» **Raw data**
########

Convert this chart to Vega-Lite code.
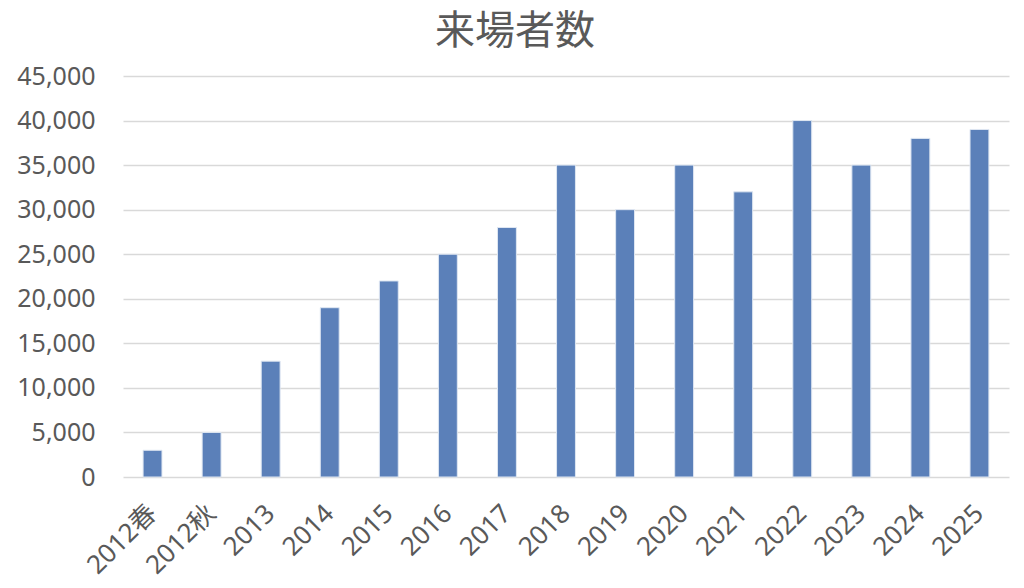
{
  "$schema": "https://vega.github.io/schema/vega-lite/v6.json",
  "autosize": {"type": "none"},
  "width": 886,
  "height": 401,
  "padding": {"left": 123, "top": 76, "right": 15, "bottom": 111},
  "background": "#ffffff",
  "title": {
    "text": "来場者数",
    "font": "Noto Sans CJK JP",
    "fontSize": 40,
    "fontWeight": "normal",
    "color": "#595959",
    "anchor": "middle",
    "baseline": "alphabetic",
    "dx": -51,
    "offset": -20
  },
  "config": {
    "view": {"stroke": null},
    "axis": {
      "labelFont": "Noto Sans, Noto Sans CJK JP",
      "labelFontSize": 25,
      "labelColor": "#595959",
      "ticks": false,
      "domain": false
    }
  },
  "data": {
    "values": [
      {"period": "2012春", "visitors": 3000},
      {"period": "2012秋", "visitors": 5000},
      {"period": "2013", "visitors": 13000},
      {"period": "2014", "visitors": 19000},
      {"period": "2015", "visitors": 22000},
      {"period": "2016", "visitors": 25000},
      {"period": "2017", "visitors": 28000},
      {"period": "2018", "visitors": 35000},
      {"period": "2019", "visitors": 30000},
      {"period": "2020", "visitors": 35000},
      {"period": "2021", "visitors": 32000},
      {"period": "2022", "visitors": 40000},
      {"period": "2023", "visitors": 35000},
      {"period": "2024", "visitors": 38000},
      {"period": "2025", "visitors": 39000}
    ]
  },
  "mark": {
    "type": "bar",
    "color": "#5b80b9",
    "stroke": "#dfe7f2",
    "strokeWidth": 1
  },
  "encoding": {
    "x": {
      "field": "period",
      "type": "nominal",
      "sort": null,
      "title": null,
      "scale": {"paddingInner": 0.68, "paddingOuter": 0.34},
      "axis": {
        "labelAngle": -45,
        "labelAlign": "right",
        "labelBaseline": "middle",
        "labelPadding": 32,
        "labelFontSize": 26,
        "grid": false
      }
    },
    "y": {
      "field": "visitors",
      "type": "quantitative",
      "title": null,
      "scale": {"domain": [0, 45000]},
      "axis": {
        "values": [0, 5000, 10000, 15000, 20000, 25000, 30000, 35000, 40000, 45000],
        "format": ",d",
        "labelPadding": 28,
        "grid": true,
        "gridColor": "#d9d9d9",
        "gridWidth": 1.5
      }
    }
  }
}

########

» **Problem details**
Give the material again exactly as it is, but keep the pictures out.

» **Correct answer**
Convert this chart to Vega-Lite code.
{
  "$schema": "https://vega.github.io/schema/vega-lite/v6.json",
  "autosize": {"type": "none"},
  "width": 886,
  "height": 401,
  "padding": {"left": 123, "top": 76, "right": 15, "bottom": 111},
  "background": "#ffffff",
  "title": {
    "text": "来場者数",
    "font": "Noto Sans CJK JP",
    "fontSize": 40,
    "fontWeight": "normal",
    "color": "#595959",
    "anchor": "middle",
    "baseline": "alphabetic",
    "dx": -51,
    "offset": -20
  },
  "config": {
    "view": {"stroke": null},
    "axis": {
      "labelFont": "Noto Sans, Noto Sans CJK JP",
      "labelFontSize": 25,
      "labelColor": "#595959",
      "ticks": false,
      "domain": false
    }
  },
  "data": {
    "values": [
      {"period": "2012春", "visitors": 3000},
      {"period": "2012秋", "visitors": 5000},
      {"period": "2013", "visitors": 13000},
      {"period": "2014", "visitors": 19000},
      {"period": "2015", "visitors": 22000},
      {"period": "2016", "visitors": 25000},
      {"period": "2017", "visitors": 28000},
      {"period": "2018", "visitors": 35000},
      {"period": "2019", "visitors": 30000},
      {"period": "2020", "visitors": 35000},
      {"period": "2021", "visitors": 32000},
      {"period": "2022", "visitors": 40000},
      {"period": "2023", "visitors": 35000},
      {"period": "2024", "visitors": 38000},
      {"period": "2025", "visitors": 39000}
    ]
  },
  "mark": {
    "type": "bar",
    "color": "#5b80b9",
    "stroke": "#dfe7f2",
    "strokeWidth": 1
  },
  "encoding": {
    "x": {
      "field": "period",
      "type": "nominal",
      "sort": null,
      "title": null,
      "scale": {"paddingInner": 0.68, "paddingOuter": 0.34},
      "axis": {
        "labelAngle": -45,
        "labelAlign": "right",
        "labelBaseline": "middle",
        "labelPadding": 32,
        "labelFontSize": 26,
        "grid": false
      }
    },
    "y": {
      "field": "visitors",
      "type": "quantitative",
      "title": null,
      "scale": {"domain": [0, 45000]},
      "axis": {
        "values": [0, 5000, 10000, 15000, 20000, 25000, 30000, 35000, 40000, 45000],
        "format": ",d",
        "labelPadding": 28,
        "grid": true,
        "gridColor": "#d9d9d9",
        "gridWidth": 1.5
      }
    }
  }
}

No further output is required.